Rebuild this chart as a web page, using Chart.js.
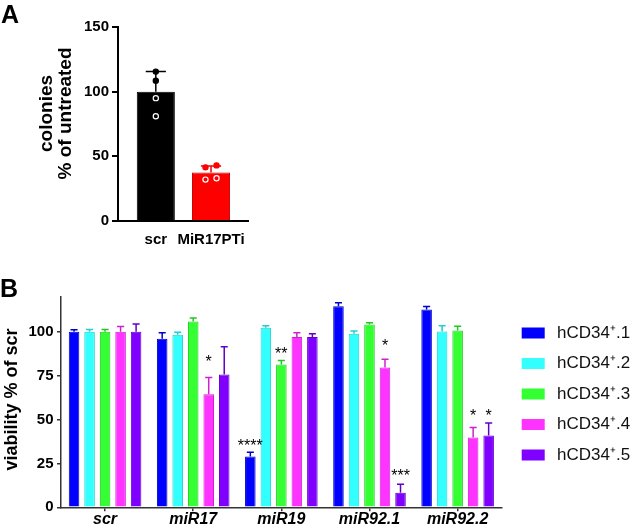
<!DOCTYPE html>
<html>
<head>
<meta charset="utf-8">
<script src="https://cdn.jsdelivr.net/npm/chart.js@4.4.0/dist/chart.umd.min.js"></script>
<style>
  body { margin: 0; background: #fff; width: 632px; height: 529px; position: relative; overflow: hidden; font-family: Arial, "Liberation Sans", sans-serif; }
  canvas { position: absolute; left: 0; }
  .panel { position: absolute; font-weight: bold; font-size: 25px; line-height: 1; color: #000; }
</style>
</head>
<body>
<canvas id="chartA" width="300" height="260" style="top:0"></canvas>
<canvas id="chartB" width="632" height="269" style="top:260px"></canvas>
<div class="panel" style="left:1px;top:2px">A</div>
<div class="panel" style="left:0px;top:276px">B</div>
<script>
const FONT = 'Arial, "Liberation Sans", sans-serif';
Chart.defaults.font.family = FONT;
Chart.defaults.color = '#000';

// ---- panel A: colonies ----
const catsA = ['scr', 'MiR17PTi'];
const meanA = [100, 37.5];
const errTopA = [115.5, 42.5];
const yTicksA = [0, 50, 100, 150];
// single replicates (group index, value, jitter, open symbol?)
const dotGroup = [0, 0, 0, 0, 1, 1, 1, 1];
const dotVals = [115.5, 108.5, 95, 81, 41.5, 43, 32, 33];
const dotJitter = [0, 0, 0, 0, -0.1, 0.1, -0.1, 0.1];
const dotOpen = [false, false, true, true, false, false, true, true];

// ---- panel B: viability ----
const catsB = ['scr', 'miR17', 'miR19', 'miR92.1', 'miR92.2'];
const seriesB = ['hCD34\u207A.1', 'hCD34\u207A.2', 'hCD34\u207A.3', 'hCD34\u207A.4', 'hCD34\u207A.5'];
const yTicksB = [0, 25, 50, 75, 100];
const hcd1 = [100, 96, 29, 114.6, 112.7];
const hcd2 = [100, 98.3, 102.3, 98.9, 100.2];
const hcd3 = [100, 105.9, 81.4, 104.2, 100.8];
const hcd4 = [100, 64.4, 97, 79.7, 39.8];
const hcd5 = [100, 75.6, 97, 8.3, 40.9];
const err1 = [101.2, 99.4, 31.4, 116.5, 114.4];
const err2 = [101.3, 99.8, 103.4, 100.4, 103.4];
const err3 = [101.3, 107.8, 83.7, 105.1, 103.2];
const err4 = [103, 74, 99.4, 84.3, 45.5];
const err5 = [104.5, 91.5, 98.9, 13.1, 48.1];
// significance marks and the level they sit at
const sig1 = [null, null, '****', null, null];
const sig3 = [null, null, '**', null, null];
const sig4 = [null, '*', null, '*', '*'];
const sig5 = [null, null, null, '***', '*'];
const sigAt1 = [null, null, 37.3, null, null];
const sigAt3 = [null, null, 89.4, null, null];
const sigAt4 = [null, 85.2, null, 94.1, 54.3];
const sigAt5 = [null, null, null, 20.2, 54.3];

const colorsB = ['#0000ff', '#33ffff', '#33ff33', '#ff33ff', '#8000ff'];
const edgesB = ['#0000c8', '#20d0d0', '#20c820', '#d020d0', '#6000c8'];

// draws SD caps above each bar, right after its dataset
const errorBars = {
  id: 'errorBars',
  afterDatasetDraw(chart, args) {
    const ds = chart.data.datasets[args.index];
    if (!ds.errTop) return;
    const y = chart.scales.y;
    const c = chart.ctx;
    c.save();
    c.lineWidth = ds.errWidth || 1.5;
    args.meta.data.forEach((bar, i) => {
      const top = y.getPixelForValue(ds.errTop[i]);
      const hw = bar.width * ds.capRatio / 2;
      c.strokeStyle = Array.isArray(ds.errColor) ? ds.errColor[i] : ds.errColor;
      c.beginPath();
      c.moveTo(bar.x, bar.y);
      c.lineTo(bar.x, top);
      c.moveTo(bar.x - hw, top);
      c.lineTo(bar.x + hw, top);
      c.stroke();
    });
    c.restore();
  }
};

const sigMarks = {
  id: 'sigMarks',
  afterDatasetsDraw(chart) {
    const c = chart.ctx, y = chart.scales.y;
    c.save();
    c.font = '16px ' + FONT;
    c.fillStyle = '#000';
    c.textAlign = 'center';
    c.textBaseline = 'alphabetic';
    chart.data.datasets.forEach((ds, di) => {
      if (!ds.sig) return;
      const meta = chart.getDatasetMeta(di);
      ds.sig.forEach((s, i) => {
        if (!s) return;
        c.fillText(s, meta.data[i].x, y.getPixelForValue(ds.sigAt[i]) + 9);
      });
    });
    c.restore();
  }
};

const sideLegend = {
  id: 'sideLegend',
  afterDraw(chart, args, o) {
    const c = chart.ctx, area = chart.chartArea;
    c.save();
    c.font = '17px ' + FONT;
    c.textBaseline = 'middle';
    chart.data.datasets.forEach((ds, i) => {
      const y = area.top + o.top + i * o.gap;
      c.fillStyle = ds.backgroundColor;
      c.fillRect(area.right + o.left, y - o.boxH / 2, o.boxW, o.boxH);
      c.fillStyle = '#111';
      c.fillText(ds.label, area.right + o.textLeft, y);
    });
    c.restore();
  }
};

function colorsA(i) {
  return dotGroup[i] === 0 ? '#000000' : '#ff0000';
}

new Chart(document.getElementById('chartA'), {
  type: 'bar',
  data: {
    datasets: [
      {
        type: 'scatter',
        order: 1,
        data: dotVals.map((v, i) => ({ x: dotGroup[i] + dotJitter[i], y: v })),
        pointRadius: 2.6,
        pointBorderWidth: 1.2,
        pointBackgroundColor: dotOpen.map((o, i) => (o ? 'rgba(0,0,0,0)' : colorsA(i))),
        pointBorderColor: dotOpen.map((o, i) => (o ? '#ffffff' : colorsA(i)))
      },
      {
        type: 'bar',
        order: 2,
        data: meanA.map((v, i) => ({ x: i, y: v })),
        backgroundColor: ['#000000', '#ff0000'],
        borderColor: ['#000000', '#c00000'],
        borderWidth: 1,
        categoryPercentage: 1,
        barPercentage: 0.69,
        errTop: errTopA,
        errColor: ['#000000', '#ee0000'],
        errWidth: 1.5,
        capRatio: 0.53
      }
    ]
  },
  options: {
    responsive: false,
    animation: false,
    layout: { padding: { top: 27, right: 52, left: 0, bottom: 0 } },
    plugins: { legend: { display: false }, tooltip: { enabled: false } },
    scales: {
      x: {
        type: 'linear',
        offset: false,
        min: -0.685,
        max: 1.67,
        afterBuildTicks: s => { s.ticks = catsA.map((c, i) => ({ value: i })); },
        afterFit: s => { s.height = 39; },
        grid: { display: true, drawOnChartArea: false, drawTicks: false },
        border: { color: '#000', width: 2 },
        ticks: { padding: 10, color: '#000', font: { size: 15, weight: 'bold' }, callback: v => catsA[v] }
      },
      y: {
        min: 0,
        max: 150,
        afterBuildTicks: s => { s.ticks = yTicksA.map(v => ({ value: v })); },
        afterFit: s => { s.width = 118; },
        grid: { drawOnChartArea: false, tickLength: 6, color: '#000', lineWidth: 2 },
        border: { color: '#000', width: 2 },
        ticks: { padding: 3, color: '#000', font: { size: 15, weight: 'bold' } },
        title: {
          display: true,
          text: ['    colonies', '    % of untreated'],
          color: '#000',
          font: { size: 19, weight: 'bold', lineHeight: 1 },
          padding: { top: 37.5, bottom: 0 }
        }
      }
    }
  },
  plugins: [errorBars]
});

const valsB = [hcd1, hcd2, hcd3, hcd4, hcd5];
const errsB = [err1, err2, err3, err4, err5];
const sigsB = [sig1, null, sig3, sig4, sig5];
const sigAtB = [sigAt1, null, sigAt3, sigAt4, sigAt5];

new Chart(document.getElementById('chartB'), {
  type: 'bar',
  data: {
    labels: catsB,
    datasets: seriesB.map((name, k) => ({
      label: name,
      data: valsB[k],
      backgroundColor: colorsB[k],
      borderColor: edgesB[k],
      borderWidth: 1,
      categoryPercentage: 0.88,
      barPercentage: 0.68,
      errTop: errsB[k],
      errColor: edgesB[k],
      errWidth: 1.5,
      capRatio: 0.67,
      sig: sigsB[k],
      sigAt: sigAtB[k]
    }))
  },
  options: {
    responsive: false,
    animation: false,
    layout: { padding: { top: 36.7, right: 130.3, left: 0, bottom: 0 } },
    plugins: {
      legend: { display: false },
      tooltip: { enabled: false },
      sideLegend: { left: 20, top: 36.3, gap: 30.5, boxW: 23, boxH: 11, textLeft: 55.3 }
    },
    scales: {
      x: {
        offset: true,
        afterFit: s => { s.height = 21.7; },
        grid: { offset: false, drawOnChartArea: false, tickLength: 4, color: '#333', lineWidth: 1.5 },
        border: { color: '#333', width: 1.5 },
        ticks: { padding: 0, color: '#000', font: { size: 16, weight: 'bold', style: 'italic', lineHeight: 1 } }
      },
      y: {
        min: 0,
        max: 120,
        afterBuildTicks: s => { s.ticks = yTicksB.map(v => ({ value: v })); },
        afterFit: s => { s.width = 61; },
        grid: { drawOnChartArea: false, tickLength: 4, color: '#333', lineWidth: 1.5 },
        border: { color: '#333', width: 1.5 },
        ticks: { padding: 3.5, color: '#000', font: { size: 15, weight: 'bold' } },
        title: {
          display: true,
          text: ' viability % of scr',
          color: '#000',
          font: { size: 18, weight: 'bold', lineHeight: 1.2 },
          padding: { top: 1, bottom: 0 }
        }
      }
    }
  },
  plugins: [errorBars, sigMarks, sideLegend]
});
</script>
</body>
</html>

Task objective:
Leave out the pictures. Transcribe only the lines above, from the first through the one that contains "false, true, true];".

The solution:
Rebuild this chart as a web page, using Chart.js.
<!DOCTYPE html>
<html>
<head>
<meta charset="utf-8">
<script src="https://cdn.jsdelivr.net/npm/chart.js@4.4.0/dist/chart.umd.min.js"></script>
<style>
  body { margin: 0; background: #fff; width: 632px; height: 529px; position: relative; overflow: hidden; font-family: Arial, "Liberation Sans", sans-serif; }
  canvas { position: absolute; left: 0; }
  .panel { position: absolute; font-weight: bold; font-size: 25px; line-height: 1; color: #000; }
</style>
</head>
<body>
<canvas id="chartA" width="300" height="260" style="top:0"></canvas>
<canvas id="chartB" width="632" height="269" style="top:260px"></canvas>
<div class="panel" style="left:1px;top:2px">A</div>
<div class="panel" style="left:0px;top:276px">B</div>
<script>
const FONT = 'Arial, "Liberation Sans", sans-serif';
Chart.defaults.font.family = FONT;
Chart.defaults.color = '#000';

// ---- panel A: colonies ----
const catsA = ['scr', 'MiR17PTi'];
const meanA = [100, 37.5];
const errTopA = [115.5, 42.5];
const yTicksA = [0, 50, 100, 150];
// single replicates (group index, value, jitter, open symbol?)
const dotGroup = [0, 0, 0, 0, 1, 1, 1, 1];
const dotVals = [115.5, 108.5, 95, 81, 41.5, 43, 32, 33];
const dotJitter = [0, 0, 0, 0, -0.1, 0.1, -0.1, 0.1];
const dotOpen = [false, false, true, true, false, false, true, true];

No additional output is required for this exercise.